Camera-based systems that count anonymized faces in front of the screen in real time. More accurate, more expensive, and not present on every screen. Increasingly common at premium urban surfaces.

Mobile-ID-based attribution

Captures the mobile-ad IDs of phones seen near the screen during a play, then re-detects those IDs at conversion locations (store, app, etc.). The only way to get DOOH-to-action attribution. Privacy-regulated; treat output as directional.

What a good proof-of-play report looks like

Five line items per play:

  1. Timestamp (date + hour + second)
  2. Screen ID + venue name + city
  3. Creative version (asset hash + duration)
  4. Outcome (played successfully / device offline / content rejected)
  5. Modeled impressions for that play

DigiAds emits all five per play. Network Pro plans add third-party verification (Geopath, COMMB, or local equivalents).

What to ignore

  • "Reach" without a method. "Your campaign reached 2.4M people" is meaningless unless the methodology is disclosed.
  • "Engagement rate" on DOOH. Borrowed from social, doesn't translate. DOOH success is proof + impressions + attributed lift.
  • Aggregate impression numbers without per-screen detail. If a report says "12M impressions" but can't show per-screen breakdown, treat it as a marketing claim.

Brand-side measurement KPIs that work

  • Cost per modeled impression (CPM). Honest, comparable across campaigns.
  • Plays-vs-planned. Did the campaign actually run? Watch for deviations >5%.
  • Frequency cap compliance. Did you over-serve a single audience zone?
  • Lift signals. Pair DOOH timing with store traffic, branded search volume, app installs, or QR scans during the campaign window.
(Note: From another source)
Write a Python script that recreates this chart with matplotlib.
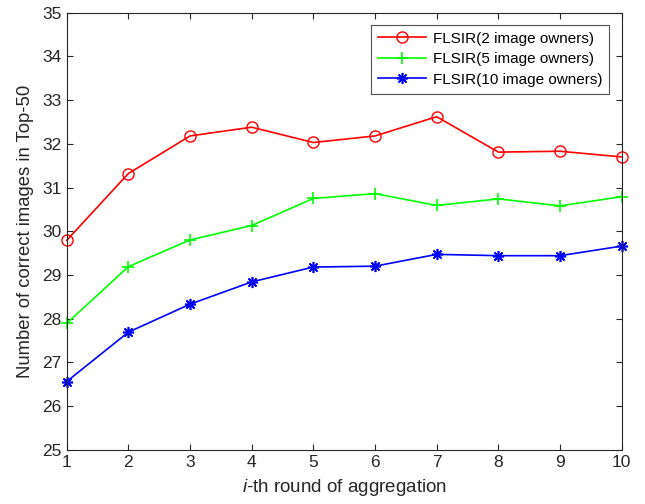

The dimension may be modeled, but the response is observable.

Common questions

Is DOOH measurement as accurate as digital display?

No, and anyone who tells you otherwise is selling something. DOOH impression counts are modeled from footfall data, not 1:1 device events. Treat them as ranges, not point estimates.

How is proof-of-play different from impressions?

Proof-of-play is "the ad ran on screen X at time Y showing creative Z" — a deterministic log. Impressions estimate how many humans were in front of screen X at time Y — a probabilistic model. Both matter. Proof-of-play is the audit-grade ground truth.

Can I attribute DOOH to in-store sales?

Yes, with limits. Mobile-ID-based attribution matches phones seen near a DOOH screen against phones seen later in a store. Useful for directional lift, not deterministic conversion. Brand-supplied store-sales-by-day data combined with DOOH timing is the more rigorous approach.